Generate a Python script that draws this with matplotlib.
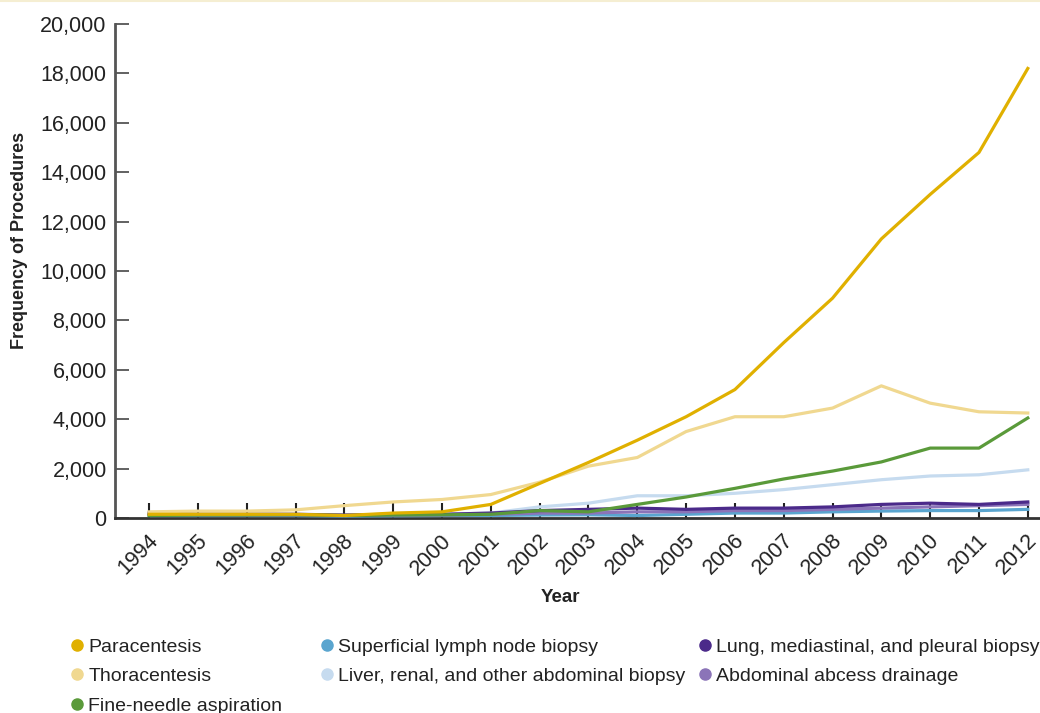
import numpy as np
from matplotlib import pyplot as plt
from matplotlib.lines import Line2D
from matplotlib.ticker import FuncFormatter
from matplotlib import transforms

years = list(range(1994, 2013))

paracentesis = [150, 150, 150, 150, 100, 200, 250, 550, 1400, 2250, 3150, 4100, 5200, 7100, 8900, 11300, 13100, 14800, 18200]
thoracentesis = [250, 280, 280, 330, 500, 650, 750, 950, 1450, 2100, 2450, 3500, 4100, 4100, 4450, 5350, 4650, 4300, 4250]
fine_needle = [100, 120, 120, 130, 100, 120, 130, 150, 300, 250, 550, 850, 1200, 1580, 1900, 2270, 2830, 2830, 4050]
superficial = [100, 100, 100, 100, 80, 90, 100, 100, 120, 130, 100, 150, 200, 200, 250, 280, 300, 300, 350]
liver = [100, 100, 100, 110, 100, 120, 150, 200, 450, 600, 900, 900, 1000, 1150, 1350, 1550, 1700, 1750, 1950]
lung = [200, 150, 150, 150, 120, 150, 150, 200, 300, 350, 400, 350, 400, 400, 450, 550, 600, 550, 650]
abscess = [150, 120, 120, 120, 100, 120, 120, 150, 200, 200, 250, 250, 300, 300, 350, 400, 450, 500, 550]

labels = ["Paracentesis", "Thoracentesis", "Fine-needle aspiration",
          "Superficial lymph node biopsy", "Liver, renal, and other abdominal biopsy",
          "Lung, mediastinal, and pleural biopsy", "Abdominal abcess drainage"]
series = [paracentesis, thoracentesis, fine_needle, superficial, liver, lung, abscess]
colors = ["#E0B000", "#F0D890", "#5A9A3A", "#5AA5CF", "#C6DBEF", "#4B2A8A", "#8B74B8"]
zorders = [7, 6, 5, 3, 2, 4, 3]

plt.rcParams['font.family'] = ['Liberation Sans', 'DejaVu Sans']

fig = plt.figure(figsize=(10.4, 7.13), dpi=100)
ax = fig.add_axes([115/1040, 1-518/713, 1-115/1040, (518-24)/713])

for s, c, z in zip(series, colors, zorders):
    ax.plot(years, s, color=c, lw=2.3, zorder=z)

ax.set_xlim(1993.3, 2012.25)
ax.set_ylim(0, 20000)
ax.set_xticks(years)
ax.set_yticks(range(0, 20001, 2000))
ax.yaxis.set_major_formatter(FuncFormatter(lambda v, p: f"{int(v):,}"))
ax.tick_params(axis='y', direction='in', length=10, width=1.3, color='#555555',
               labelsize=15.5, labelcolor='#222222', pad=6)
ax.tick_params(axis='x', direction='in', length=11, width=1.5, color='#222222', pad=14)
ax.set_xticklabels([str(y) for y in years], rotation=45, ha='right', va='center',
                   rotation_mode='anchor', fontsize=15.5, color='#222222')
# nudge year labels to the right, as in the original
shift = transforms.ScaledTranslation(6/100, 0, fig.dpi_scale_trans)
for lab in ax.get_xticklabels():
    lab.set_transform(lab.get_transform() + shift)
for sp in ['top', 'right']:
    ax.spines[sp].set_visible(False)
ax.spines['left'].set_color('#555555')
ax.spines['left'].set_linewidth(2)
ax.spines['bottom'].set_color('#333333')
ax.spines['bottom'].set_linewidth(2)

fig.text(20/1040, 1-240/713, "Frequency of Procedures", rotation=90, ha='center', va='center',
         fontsize=13, fontweight='bold', color='#222222')
fig.text(560/1040, 1-598/713, "Year", ha='center', va='center',
         fontsize=13.5, fontweight='bold', color='#222222')

# legend: three columns placed separately
col_starts = [65, 315, 693]
col_items = [[0, 1, 2], [3, 4], [5, 6]]
for x0, idx in zip(col_starts, col_items):
    hs = [Line2D([], [], ls='none', marker='o', markersize=8, color=colors[i]) for i in idx]
    leg = fig.legend(hs, [labels[i] for i in idx], loc='upper left',
                     bbox_to_anchor=(x0/1040, 1-638/713), frameon=False,
                     prop={'size': 14}, handletextpad=0.0, handlelength=1.2,
                     labelspacing=0.62, borderpad=0, borderaxespad=0)
    for t in leg.get_texts():
        t.set_color('#222222')

fig.add_artist(Line2D([0, 1], [1-1/713, 1-1/713], color='#F5EED2', lw=1.5))

fig.savefig("out.png", dpi=100)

######

*What this task involves*
Copy each line from the data above that includes "matplotlib".

*Response to this exercise*
Generate a Python script that draws this with matplotlib.
from matplotlib import pyplot as plt
from matplotlib.lines import Line2D
from matplotlib.ticker import FuncFormatter
from matplotlib import transforms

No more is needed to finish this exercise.